§ **TASK TO COMPLETE**: Output the data word for word, dropping every image.

§ **DATA RECORDS**:
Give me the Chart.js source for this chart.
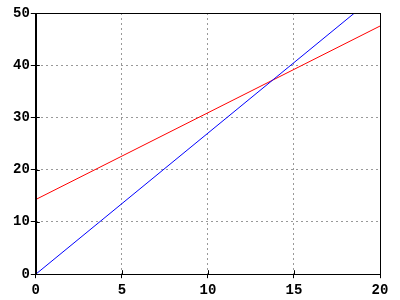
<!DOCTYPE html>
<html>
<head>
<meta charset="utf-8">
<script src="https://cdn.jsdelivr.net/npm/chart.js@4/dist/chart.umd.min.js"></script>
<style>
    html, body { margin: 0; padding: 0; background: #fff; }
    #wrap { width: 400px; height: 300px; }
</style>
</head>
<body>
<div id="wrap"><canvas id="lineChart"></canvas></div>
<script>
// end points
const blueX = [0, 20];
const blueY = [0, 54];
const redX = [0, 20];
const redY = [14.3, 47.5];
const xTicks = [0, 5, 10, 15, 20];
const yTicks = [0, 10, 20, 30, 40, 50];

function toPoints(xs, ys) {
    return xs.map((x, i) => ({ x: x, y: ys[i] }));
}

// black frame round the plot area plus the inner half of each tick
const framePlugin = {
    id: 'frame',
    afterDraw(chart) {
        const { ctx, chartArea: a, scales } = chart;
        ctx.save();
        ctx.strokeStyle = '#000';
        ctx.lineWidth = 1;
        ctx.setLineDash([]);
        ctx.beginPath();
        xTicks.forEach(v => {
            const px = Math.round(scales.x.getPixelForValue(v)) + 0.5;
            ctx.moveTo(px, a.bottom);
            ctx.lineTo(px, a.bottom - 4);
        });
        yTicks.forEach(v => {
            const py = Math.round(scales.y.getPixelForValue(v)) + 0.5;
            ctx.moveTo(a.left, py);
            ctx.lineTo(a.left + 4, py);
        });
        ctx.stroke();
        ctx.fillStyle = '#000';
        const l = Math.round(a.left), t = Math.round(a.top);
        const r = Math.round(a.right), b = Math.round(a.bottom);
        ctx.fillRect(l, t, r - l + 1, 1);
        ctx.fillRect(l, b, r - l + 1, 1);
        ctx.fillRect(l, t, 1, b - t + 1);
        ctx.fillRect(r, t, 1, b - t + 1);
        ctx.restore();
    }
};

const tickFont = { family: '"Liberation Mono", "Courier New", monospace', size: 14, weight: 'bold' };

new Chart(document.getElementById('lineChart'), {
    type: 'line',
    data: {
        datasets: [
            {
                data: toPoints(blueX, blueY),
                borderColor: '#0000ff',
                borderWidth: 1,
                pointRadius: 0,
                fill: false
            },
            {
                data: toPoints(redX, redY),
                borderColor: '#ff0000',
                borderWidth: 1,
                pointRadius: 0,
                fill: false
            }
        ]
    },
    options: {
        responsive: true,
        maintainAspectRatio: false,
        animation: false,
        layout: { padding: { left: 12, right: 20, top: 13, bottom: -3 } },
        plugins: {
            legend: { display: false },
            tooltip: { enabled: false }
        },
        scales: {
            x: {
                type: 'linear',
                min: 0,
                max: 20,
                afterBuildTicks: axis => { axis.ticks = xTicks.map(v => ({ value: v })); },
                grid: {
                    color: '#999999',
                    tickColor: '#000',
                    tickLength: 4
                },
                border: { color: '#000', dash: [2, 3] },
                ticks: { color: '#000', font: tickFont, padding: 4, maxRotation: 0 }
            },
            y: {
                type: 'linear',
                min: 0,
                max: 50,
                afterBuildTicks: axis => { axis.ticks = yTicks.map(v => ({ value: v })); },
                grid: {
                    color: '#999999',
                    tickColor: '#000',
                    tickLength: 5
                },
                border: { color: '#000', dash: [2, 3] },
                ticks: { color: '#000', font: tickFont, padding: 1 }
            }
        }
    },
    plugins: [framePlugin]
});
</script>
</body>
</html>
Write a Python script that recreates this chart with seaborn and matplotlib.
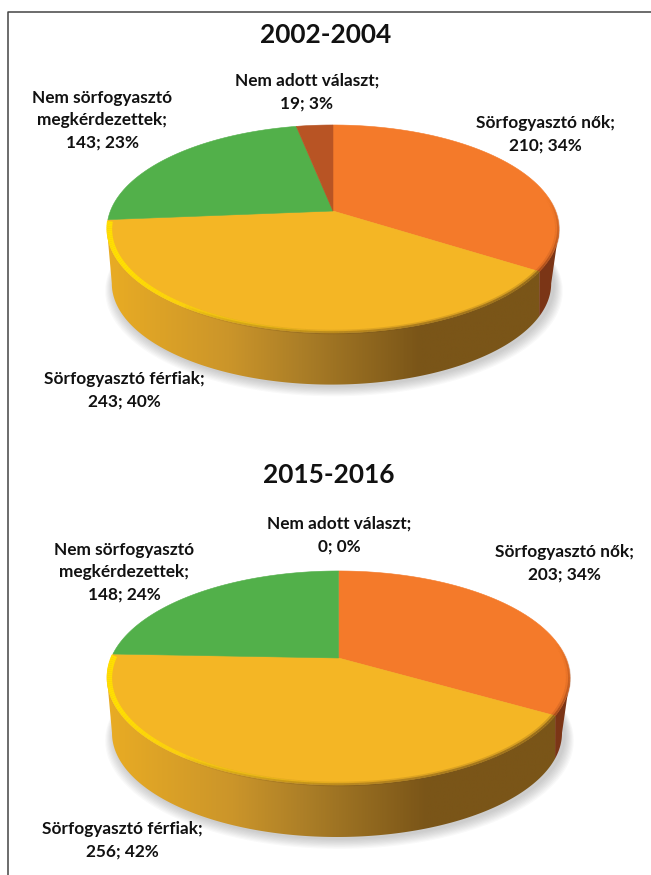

§ **COMPLETE RESPONSE**:
Give me the Chart.js source for this chart.
<!DOCTYPE html>
<html>
<head>
<meta charset="utf-8">
<script src="https://cdn.jsdelivr.net/npm/chart.js@4/dist/chart.umd.min.js"></script>
<style>
    html, body { margin: 0; padding: 0; background: #fff; }
    #wrap { width: 400px; height: 300px; }
</style>
</head>
<body>
<div id="wrap"><canvas id="lineChart"></canvas></div>
<script>
// end points
const blueX = [0, 20];
const blueY = [0, 54];
const redX = [0, 20];
const redY = [14.3, 47.5];
const xTicks = [0, 5, 10, 15, 20];
const yTicks = [0, 10, 20, 30, 40, 50];

function toPoints(xs, ys) {
    return xs.map((x, i) => ({ x: x, y: ys[i] }));
}

// black frame round the plot area plus the inner half of each tick
const framePlugin = {
    id: 'frame',
    afterDraw(chart) {
        const { ctx, chartArea: a, scales } = chart;
        ctx.save();
        ctx.strokeStyle = '#000';
        ctx.lineWidth = 1;
        ctx.setLineDash([]);
        ctx.beginPath();
        xTicks.forEach(v => {
            const px = Math.round(scales.x.getPixelForValue(v)) + 0.5;
            ctx.moveTo(px, a.bottom);
            ctx.lineTo(px, a.bottom - 4);
        });
        yTicks.forEach(v => {
            const py = Math.round(scales.y.getPixelForValue(v)) + 0.5;
            ctx.moveTo(a.left, py);
            ctx.lineTo(a.left + 4, py);
        });
        ctx.stroke();
        ctx.fillStyle = '#000';
        const l = Math.round(a.left), t = Math.round(a.top);
        const r = Math.round(a.right), b = Math.round(a.bottom);
        ctx.fillRect(l, t, r - l + 1, 1);
        ctx.fillRect(l, b, r - l + 1, 1);
        ctx.fillRect(l, t, 1, b - t + 1);
        ctx.fillRect(r, t, 1, b - t + 1);
        ctx.restore();
    }
};

const tickFont = { family: '"Liberation Mono", "Courier New", monospace', size: 14, weight: 'bold' };

new Chart(document.getElementById('lineChart'), {
    type: 'line',
    data: {
        datasets: [
            {
                data: toPoints(blueX, blueY),
                borderColor: '#0000ff',
                borderWidth: 1,
                pointRadius: 0,
                fill: false
            },
            {
                data: toPoints(redX, redY),
                borderColor: '#ff0000',
                borderWidth: 1,
                pointRadius: 0,
                fill: false
            }
        ]
    },
    options: {
        responsive: true,
        maintainAspectRatio: false,
        animation: false,
        layout: { padding: { left: 12, right: 20, top: 13, bottom: -3 } },
        plugins: {
            legend: { display: false },
            tooltip: { enabled: false }
        },
        scales: {
            x: {
                type: 'linear',
                min: 0,
                max: 20,
                afterBuildTicks: axis => { axis.ticks = xTicks.map(v => ({ value: v })); },
                grid: {
                    color: '#999999',
                    tickColor: '#000',
                    tickLength: 4
                },
                border: { color: '#000', dash: [2, 3] },
                ticks: { color: '#000', font: tickFont, padding: 4, maxRotation: 0 }
            },
            y: {
                type: 'linear',
                min: 0,
                max: 50,
                afterBuildTicks: axis => { axis.ticks = yTicks.map(v => ({ value: v })); },
                grid: {
                    color: '#999999',
                    tickColor: '#000',
                    tickLength: 5
                },
                border: { color: '#000', dash: [2, 3] },
                ticks: { color: '#000', font: tickFont, padding: 1 }
            }
        }
    },
    plugins: [framePlugin]
});
</script>
</body>
</html>
Write a Python script that recreates this chart with seaborn and matplotlib.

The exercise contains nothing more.